Por eso es que escuchamos tan a menudo de alguien a quien se le negó un servicio. Porque ese servicio cuesta y para que el sistema que tenemos funcione alguien tiene que ganar dinero. Así de simple y de brutal es la cosa.
Por algún tiempo, la idea de sistemas de salud públicos se ha confundido con socialismo. Pero hay países que han superado ese atavismo y no les va nada mal. Entre éstos podemos mencionar nada y nada menos que a Inglaterra, la cuna de Adam Smith, el padre del capitalismo, y de Margaret Thatcher, la niña símbolo del llamado neoliberalismo.
Allí, con todo lo capitalistas que son, entendieron que la salud no es lo mismo que un corte de cabello y los hospitales son públicos y los médicos empleados del gobierno.
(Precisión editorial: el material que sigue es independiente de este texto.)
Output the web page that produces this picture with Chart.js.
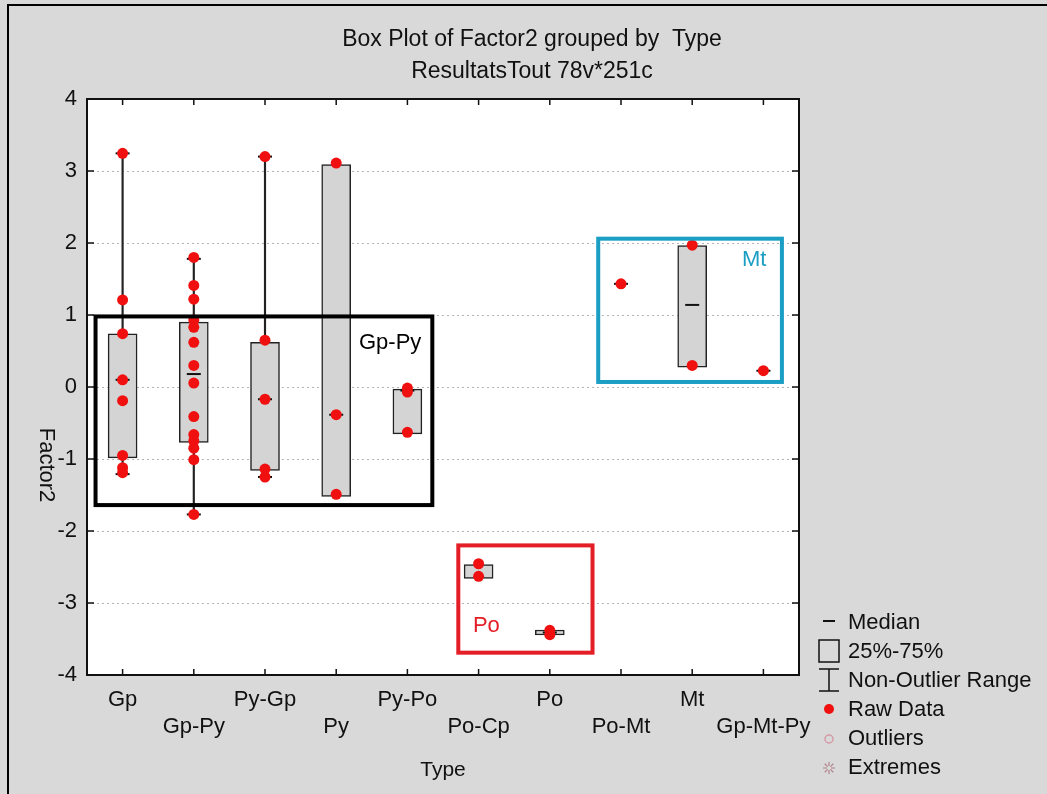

Hay otros ejemplos de países muy saludables que tienen sistemas similares, ninguno de los cuales es Cuba ni China: Canadá, Alemania, Francia, algunos otros así.
Más o menos eso, con sus virtudes y sus defectos, que eran muchos estos últimos, teníamos nosotros hasta que Pedro Rosselló lo desmanteló para repartir tarjetitas y meterle al tesoro público esa sonda que lo ha desangrado inmisericordemente ya por 17 años.
La gente, por supuesto, quedó muy contenta con la tarjetita, porque tenía algo tangible en la mano aunque su vida no hubiera cambiado mucho, al igual que muchos se pusieron felices con las parcelas que les dio Muñoz Marín, aunque siguieran viviendo en la miseria. Por eso ninguno de los gobiernos que hemos tenido desde entonces se ha atrevido a traquetear con la tarjetita.
Pero todo el que tiene conciencia en este país sabe que este sistema es insostenible por costoso e inhumano, tarde o temprano va a colapsar y va a hacer a todo el país colapsar con él y, de una u otra manera, hay que empezar a pensar de qué otra forma podemos garantizarle a todos ese derecho tan fundamental que es salud que se necesita para vivir e intentar ser feliz.